▶ [Data extract]
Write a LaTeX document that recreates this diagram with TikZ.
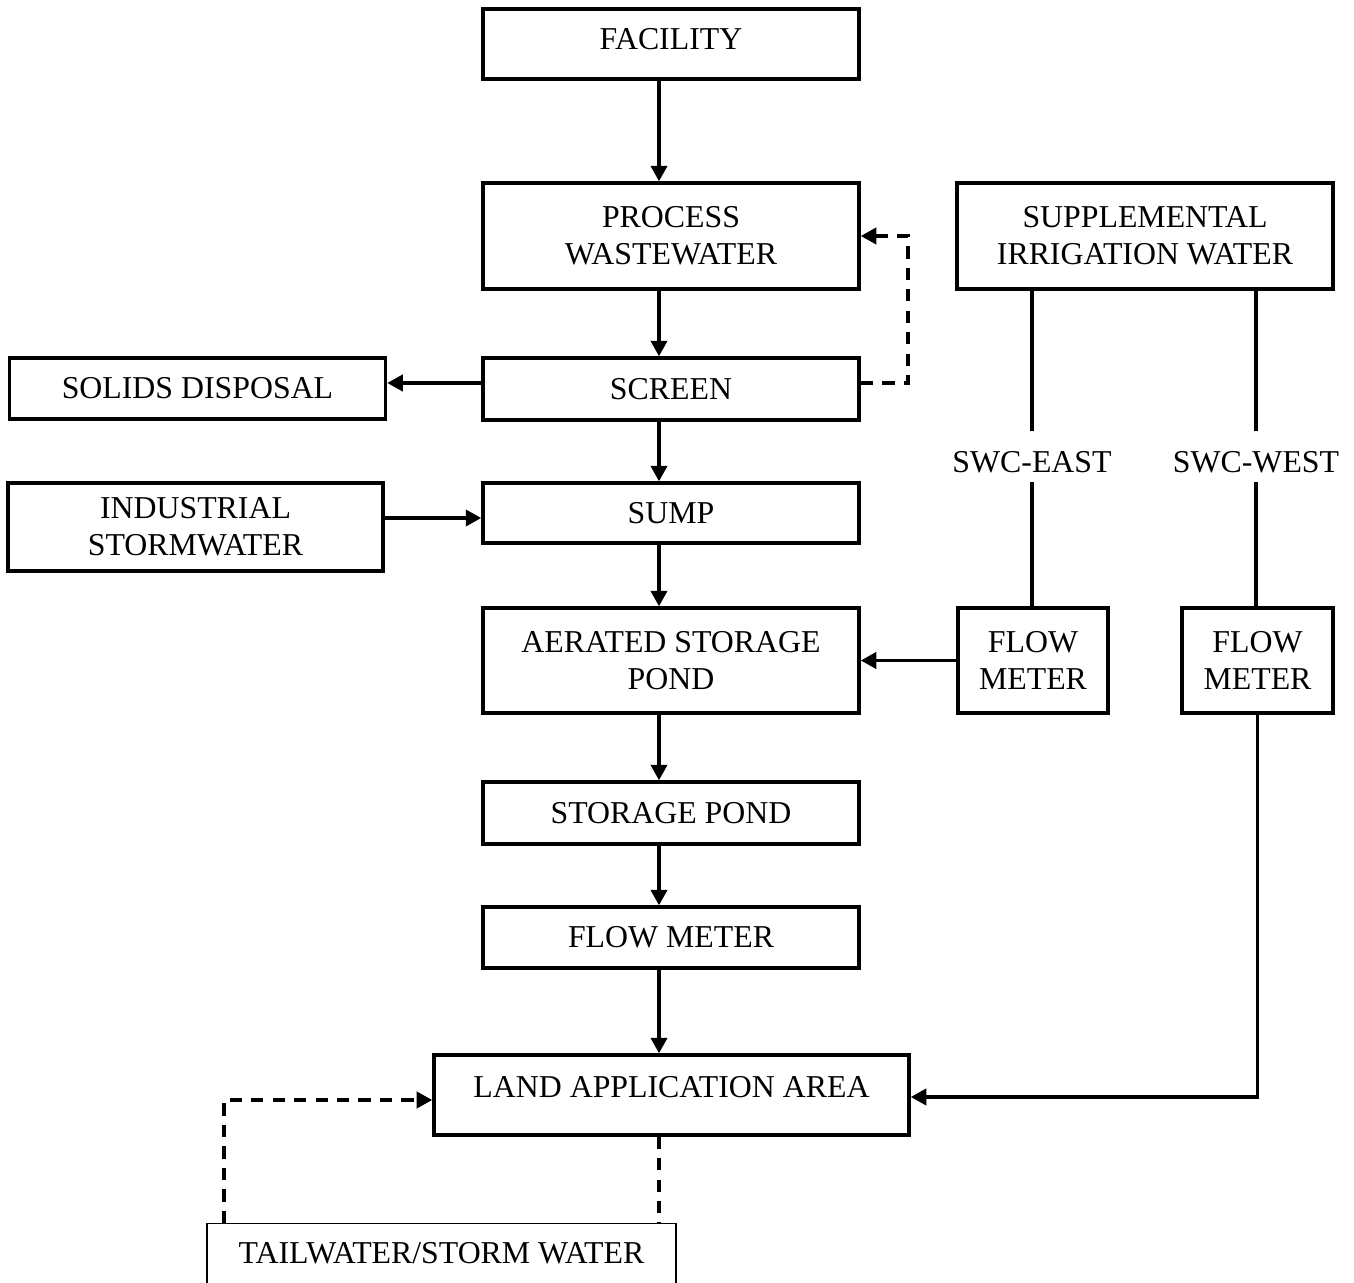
\documentclass[tikz,border=0pt]{standalone}
\usepackage{fontspec}
\setmainfont{Liberation Serif}
\usetikzlibrary{arrows.meta}

\begin{document}
\begin{tikzpicture}[
    x=0.01cm, y=-0.01cm,
    every node/.style={font=\fontsize{9.05}{10.6}\selectfont},
    box/.style={draw, line width=0.95pt, align=center, minimum width=#1, inner sep=1pt},
    box/.default=3.76cm,
    flow/.style={line width=0.95pt, -{Triangle[length=4.4pt, width=4.6pt]}},
    feed/.style={flow, dash pattern=on 3.5pt off 2.6pt},
    pipe/.style={line width=0.95pt}
]
\useasboundingbox (0,0) rectangle (1354,1283);

% main treatment line
\node[box, minimum height=0.70cm, text height=6.1pt, text depth=2.7pt] (facility) at (671,44) {FACILITY};
\node[box, minimum height=1.06cm] (process) at (671,236) {PROCESS\\WASTEWATER};
\node[box, minimum height=0.62cm] (screen) at (671,389) {SCREEN};
\node[box, minimum height=0.60cm] (sump) at (671,513) {SUMP};
\node[box, minimum height=1.05cm] (aerated) at (671,660.5) {AERATED STORAGE\\POND};
\node[box, minimum height=0.62cm] (storage) at (671,813) {STORAGE POND};
\node[box, minimum height=0.61cm] (meter) at (671,937.5) {FLOW METER};
\node[box=4.75cm, minimum height=0.80cm, text height=6.1pt, text depth=4.7pt] (land) at (671.5,1095) {LAND APPLICATION AREA};

% side inputs and outputs
\node[box, minimum height=0.61cm] (solids) at (197.5,388.5) {SOLIDS DISPOSAL};
\node[box=3.75cm, minimum height=0.88cm] (industrial) at (195.5,527) {INDUSTRIAL\\STORMWATER};
\node[draw, line width=0.4pt, minimum width=4.69cm, minimum height=0.80cm, anchor=north,
      text height=6.1pt, text depth=6.4pt] (tail) at (441.5,1223) {TAILWATER/STORM WATER};

% supplemental water
\node[box, minimum height=1.06cm] (supp) at (1145,236) {SUPPLEMENTAL\\IRRIGATION WATER};
\node (swcE) at (1032,462) {SWC-EAST};
\node (swcW) at (1256,462) {SWC-WEST};
\node[box=1.50cm, minimum height=1.05cm] (fmEast) at (1033,660.5) {FLOW\\METER};
\node[box=1.51cm, minimum height=1.05cm] (fmWest) at (1257.5,660.5) {FLOW\\METER};

\coordinate (axis) at (659,0);
\coordinate (loop) at (908,0);
\coordinate (tx) at (224,0);

% Arrows
\draw[flow] (facility.south -| axis) -- (process.north -| axis);
\draw[flow] (process.south -| axis) -- (screen.north -| axis);
\draw[flow] (screen.south -| axis) -- (sump.north -| axis);
\draw[flow] (sump.south -| axis) -- (aerated.north -| axis);
\draw[flow] (aerated.south -| axis) -- (storage.north -| axis);
\draw[flow] (storage.south -| axis) -- (meter.north -| axis);
\draw[flow] (meter.south -| axis) -- (land.north -| axis);

\draw[flow] ([yshift=0.06cm]screen.west) -- ([yshift=0.06cm]screen.west -| solids.east);
\draw[flow] ([yshift=-0.05cm]sump.west -| industrial.east) -- ([yshift=-0.05cm]sump.west);
\draw[feed] ([yshift=0.06cm]screen.east) -- ([yshift=0.06cm]screen.east -| loop) |- (process.east);

\draw[pipe] (supp.south -| swcE) -- ([yshift=0.31cm]swcE.center);
\draw[pipe] ([yshift=-0.20cm]swcE.center) -- (fmEast.north -| swcE);
\draw[pipe] (supp.south -| swcW) -- ([yshift=0.31cm]swcW.center);
\draw[pipe] ([yshift=-0.20cm]swcW.center) -- (fmWest.north -| swcW);
\draw[flow] (fmEast.west) -- (aerated.east);
\draw[flow] (fmWest.south) |- ([yshift=-0.02cm]land.east);

% tailwater return
\draw[feed, -] (land.south -| axis) -- (tail.north -| axis);
\draw[feed] (tail.north -| tx) |- ([yshift=-0.05cm]land.west);

\end{tikzpicture}
\end{document}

▶ [Stated task] Write out each line of the listing above, exactly, from its first line to the line holding "(0,0) rectangle (1354,1283);", inclusive. Skip the pictures.

▶ [Task output]
Write a LaTeX document that recreates this diagram with TikZ.
\documentclass[tikz,border=0pt]{standalone}
\usepackage{fontspec}
\setmainfont{Liberation Serif}
\usetikzlibrary{arrows.meta}

\begin{document}
\begin{tikzpicture}[
    x=0.01cm, y=-0.01cm,
    every node/.style={font=\fontsize{9.05}{10.6}\selectfont},
    box/.style={draw, line width=0.95pt, align=center, minimum width=#1, inner sep=1pt},
    box/.default=3.76cm,
    flow/.style={line width=0.95pt, -{Triangle[length=4.4pt, width=4.6pt]}},
    feed/.style={flow, dash pattern=on 3.5pt off 2.6pt},
    pipe/.style={line width=0.95pt}
]
\useasboundingbox (0,0) rectangle (1354,1283);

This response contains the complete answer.